» **EXERCISE DESCRIPTION**
Take the lines from the head of the listing through the one bearing "2000, 2001, 2002, 2003, 2004, 2005, 2006, 2007];" and copy them exactly, leaving every picture out.

[RAW DATA start]

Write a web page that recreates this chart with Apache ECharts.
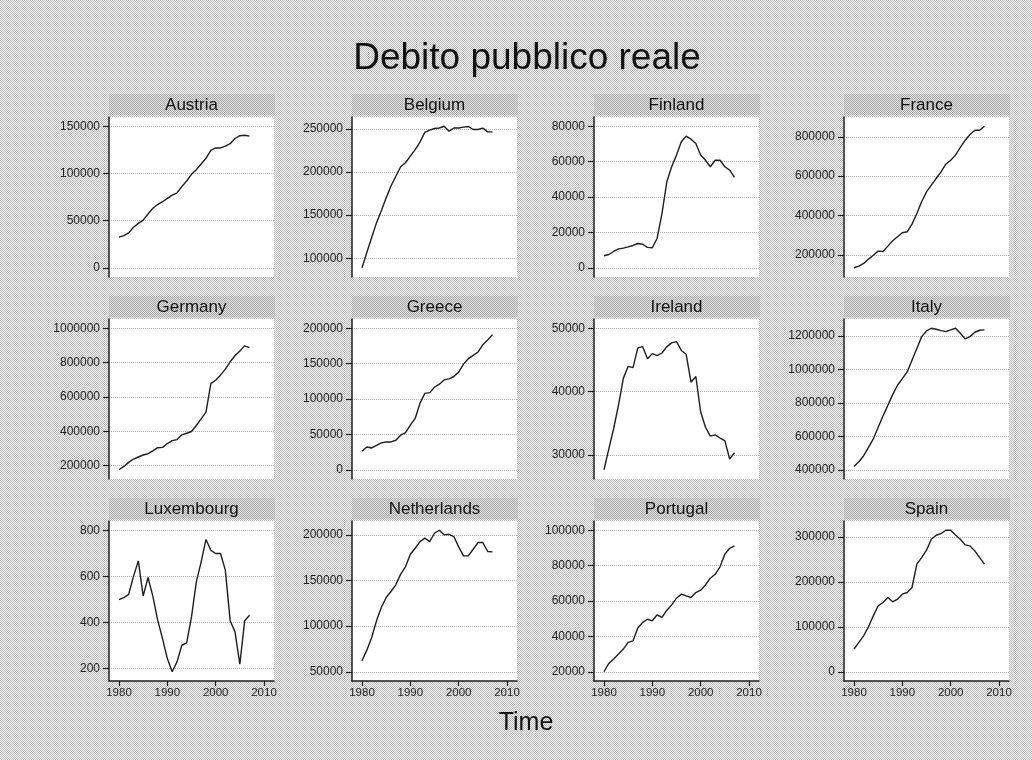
<!DOCTYPE html>
<html>
<head>
<meta charset="utf-8">
<script src="https://cdn.jsdelivr.net/npm/echarts@6/dist/echarts.min.js"></script>
<style>
html, body { margin: 0; padding: 0; background: #fff; }
#chart { width: 1032px; height: 760px; }
</style>
</head>
<body>
<div id="chart"></div>
<script>
// Real public debt by country, 1980-2007
const years = [1980, 1981, 1982, 1983, 1984, 1985, 1986, 1987, 1988, 1989,
               1990, 1991, 1992, 1993, 1994, 1995, 1996, 1997, 1998, 1999,
               2000, 2001, 2002, 2003, 2004, 2005, 2006, 2007];

const austria = [32500, 34000, 37000, 43000, 47000, 50500, 57000, 63000, 67000, 70000,
                 73500, 77000, 79500, 86000, 92000, 99000, 104000, 110000, 116000, 124500,
                 127000, 127000, 129000, 131500, 137000, 140000, 140500, 139500];
const belgium = [89000, 106600, 124000, 141000, 155000, 170000, 183700, 195000, 206000, 210700,
                 218400, 226000, 234600, 246000, 248500, 250400, 251000, 253000, 247300, 251000,
                 251000, 252000, 252700, 249200, 249200, 250800, 246500, 246500];
const finland = [6800, 7500, 9200, 10700, 11100, 11800, 12600, 13700, 13300, 11500,
                 11300, 16700, 30800, 48600, 57100, 63700, 71200, 74400, 72700, 70200,
                 63700, 60800, 57100, 60800, 60800, 57100, 55200, 51100];
const france = [134000, 142000, 156000, 178000, 198000, 218600, 217000, 244000, 271000, 291500,
                312000, 317000, 356000, 410000, 469500, 520000, 554000, 588000, 622000, 661000,
                681000, 707000, 746000, 783000, 812000, 834000, 834000, 854000];
const germany = [176600, 196000, 219500, 239000, 250700, 262400, 270000, 286000, 305000, 307000,
                 329000, 346000, 352000, 379500, 389000, 399000, 434000, 473000, 512000, 678000,
                 697500, 727000, 762000, 805000, 840000, 867000, 898000, 887000];
const greece = [26000, 32200, 30800, 34600, 37900, 39300, 39300, 41700, 48800, 52600,
                63000, 72500, 93900, 108000, 109000, 116600, 120900, 127000, 128500, 131800,
                138000, 149300, 157000, 161600, 166400, 176800, 183400, 191000];
const ireland = [27700, 31000, 34200, 37900, 42100, 44000, 43800, 46900, 47100, 45200,
                 46000, 45700, 46100, 47100, 47700, 47900, 46500, 45900, 41500, 42400,
                 36800, 34400, 33000, 33200, 32700, 32300, 29400, 30400];
const italy = [420000, 448000, 484000, 534000, 584000, 654000, 721000, 785000, 849000, 905000,
               945000, 985000, 1055000, 1125000, 1196000, 1230000, 1246000, 1240000, 1232000, 1226000,
               1236000, 1246000, 1216000, 1182000, 1196000, 1222000, 1234000, 1236000];
const luxembourg = [499, 508, 522, 600, 667, 514, 595, 514, 410, 330,
                    243, 186, 229, 301, 311, 424, 576, 663, 760, 713,
                    699, 699, 627, 407, 359, 219, 407, 431];
const netherlands = [62000, 73700, 87600, 105800, 120400, 131400, 138000, 145300, 157000, 165000,
                     178800, 185400, 192700, 196400, 192700, 201800, 205100, 200000, 200700, 198200,
                     186900, 177000, 177000, 184300, 191600, 191600, 181800, 181400];
const portugal = [20000, 24700, 27200, 30000, 32800, 36600, 37500, 44700, 47900, 49700,
                  48800, 52200, 50700, 54800, 57800, 61600, 63900, 62900, 62000, 64800,
                  66100, 69100, 72900, 75100, 79300, 86400, 89800, 91100];
const spain = [50400, 65200, 80000, 100000, 124400, 146700, 154100, 165200, 155600, 161500,
               172600, 176300, 187400, 239300, 254000, 270400, 294800, 303700, 307400, 314800,
               314800, 304400, 294800, 282200, 280000, 268900, 254000, 239300];

// Tick labels
const xTicks = [1980, 1990, 2000, 2010];
const austriaTicks = [0, 50000, 100000, 150000];
const belgiumTicks = [100000, 150000, 200000, 250000];
const finlandTicks = [0, 20000, 40000, 60000, 80000];
const franceTicks = [200000, 400000, 600000, 800000];
const germanyTicks = [200000, 400000, 600000, 800000, 1000000];
const greeceTicks = [0, 50000, 100000, 150000, 200000];
const irelandTicks = [30000, 40000, 50000];
const italyTicks = [400000, 600000, 800000, 1000000, 1200000];
const luxembourgTicks = [200, 400, 600, 800];
const netherlandsTicks = [50000, 100000, 150000, 200000];
const portugalTicks = [20000, 40000, 60000, 80000, 100000];
const spainTicks = [0, 100000, 200000, 300000];

const countries = ['Austria', 'Belgium', 'Finland', 'France', 'Germany', 'Greece',
                   'Ireland', 'Italy', 'Luxembourg', 'Netherlands', 'Portugal', 'Spain'];
const seriesValues = [austria, belgium, finland, france, germany, greece,
                      ireland, italy, luxembourg, netherlands, portugal, spain];
const yTicks = [austriaTicks, belgiumTicks, finlandTicks, franceTicks, germanyTicks, greeceTicks,
                irelandTicks, italyTicks, luxembourgTicks, netherlandsTicks, portugalTicks, spainTicks];

// Layout of the 4 x 3 panel grid
const colLeft = [109, 352, 594, 844];
const rowTop = [117, 319, 521];
const plotW = 165, plotH = 160;
const xPad = 30 * 10 / 145;   // plot-region margin on the year axis
const yPadFrac = 9.25 / 141.5; // plot-region margin on the value axes
const FONT = "'Liberation Sans', Arial, Helvetica, sans-serif";
const INK = '#1e1e1e';

function stipple(dark, light) {
  const c = document.createElement('canvas');
  c.width = 2; c.height = 2;
  const g = c.getContext('2d');
  g.fillStyle = light; g.fillRect(0, 0, 2, 2);
  g.fillStyle = dark; g.fillRect(0, 0, 1, 1); g.fillRect(1, 1, 1, 1);
  return { image: c, repeat: 'repeat' };
}
const bgPattern = stipple('#b4b4b4', '#fafafa');
const stripPattern = stipple('#a2a2a2', '#e8e8e8');

const grids = [], xAxes = [], yAxes = [], series = [], graphics = [];

countries.forEach((name, i) => {
  const r = Math.floor(i / 4), c = i % 4;
  const left = colLeft[c], top = rowTop[r];
  const vals = seriesValues[i], ticks = yTicks[i];
  const lo = Math.min(Math.min(...vals), ticks[0]);
  const hi = Math.max(Math.max(...vals), ticks[ticks.length - 1]);
  const pad = (hi - lo) * yPadFrac;

  grids.push({ left, top, width: plotW, height: plotH, show: true,
               backgroundColor: '#ffffff', borderWidth: 0 });

  xAxes.push({
    gridIndex: i, type: 'value', min: 1980 - xPad, max: 2010 + xPad,
    show: r === 2,
    axisLine: { show: true, onZero: false, lineStyle: { color: INK, width: 1.5 } },
    axisTick: { show: true, customValues: xTicks, length: 5, lineStyle: { color: INK, width: 1.2 } },
    axisLabel: { customValues: xTicks, formatter: v => String(v), fontSize: 11.5,
                 color: INK, fontFamily: FONT, margin: 6 },
    splitLine: { show: false }
  });

  yAxes.push({
    gridIndex: i, type: 'value', min: lo - pad, max: hi + pad,
    axisLine: { show: true, onZero: false, lineStyle: { color: INK, width: 1.5 } },
    axisTick: { show: true, customValues: ticks, length: 6, lineStyle: { color: INK, width: 1.2 } },
    axisLabel: { customValues: ticks, formatter: v => String(v), fontSize: 12,
                 color: INK, fontFamily: FONT, margin: 9 },
    splitLine: { show: true, customValues: ticks,
                 lineStyle: { type: 'dotted', color: '#b4b4b4', width: 1 } }
  });

  series.push({
    type: 'line', xAxisIndex: i, yAxisIndex: i,
    data: years.map((y, k) => [y, vals[k]]),
    showSymbol: false, silent: true,
    lineStyle: { color: INK, width: 1.4 }
  });

  graphics.push({
    type: 'rect', shape: { x: left, y: top - 23, width: plotW + 1, height: 21 },
    style: { fill: stripPattern }, silent: true, z: 10
  });
  graphics.push({
    type: 'text', x: left + plotW / 2, y: top - 12, silent: true, z: 11,
    style: { text: name, fill: '#111', font: `17px ${FONT}`,
             textAlign: 'center', textVerticalAlign: 'middle' }
  });
});

graphics.push({
  type: 'text', x: 527, y: 59, silent: true,
  style: { text: 'Debito pubblico reale', fill: '#111', font: `37px ${FONT}`,
           textAlign: 'center', textVerticalAlign: 'middle' }
});
graphics.push({
  type: 'text', x: 526, y: 723, silent: true,
  style: { text: 'Time', fill: '#111', font: `25px ${FONT}`,
           textAlign: 'center', textVerticalAlign: 'middle' }
});

const chart = echarts.init(document.getElementById('chart'), null, { renderer: 'canvas' });
chart.setOption({
  animation: false,
  backgroundColor: bgPattern,
  grid: grids,
  xAxis: xAxes,
  yAxis: yAxes,
  series: series,
  graphic: graphics
});
</script>
</body>
</html>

[RAW DATA end]

» **EXERCISE SOLUTION**
Write a web page that recreates this chart with Apache ECharts.
<!DOCTYPE html>
<html>
<head>
<meta charset="utf-8">
<script src="https://cdn.jsdelivr.net/npm/echarts@6/dist/echarts.min.js"></script>
<style>
html, body { margin: 0; padding: 0; background: #fff; }
#chart { width: 1032px; height: 760px; }
</style>
</head>
<body>
<div id="chart"></div>
<script>
// Real public debt by country, 1980-2007
const years = [1980, 1981, 1982, 1983, 1984, 1985, 1986, 1987, 1988, 1989,
               1990, 1991, 1992, 1993, 1994, 1995, 1996, 1997, 1998, 1999,
               2000, 2001, 2002, 2003, 2004, 2005, 2006, 2007];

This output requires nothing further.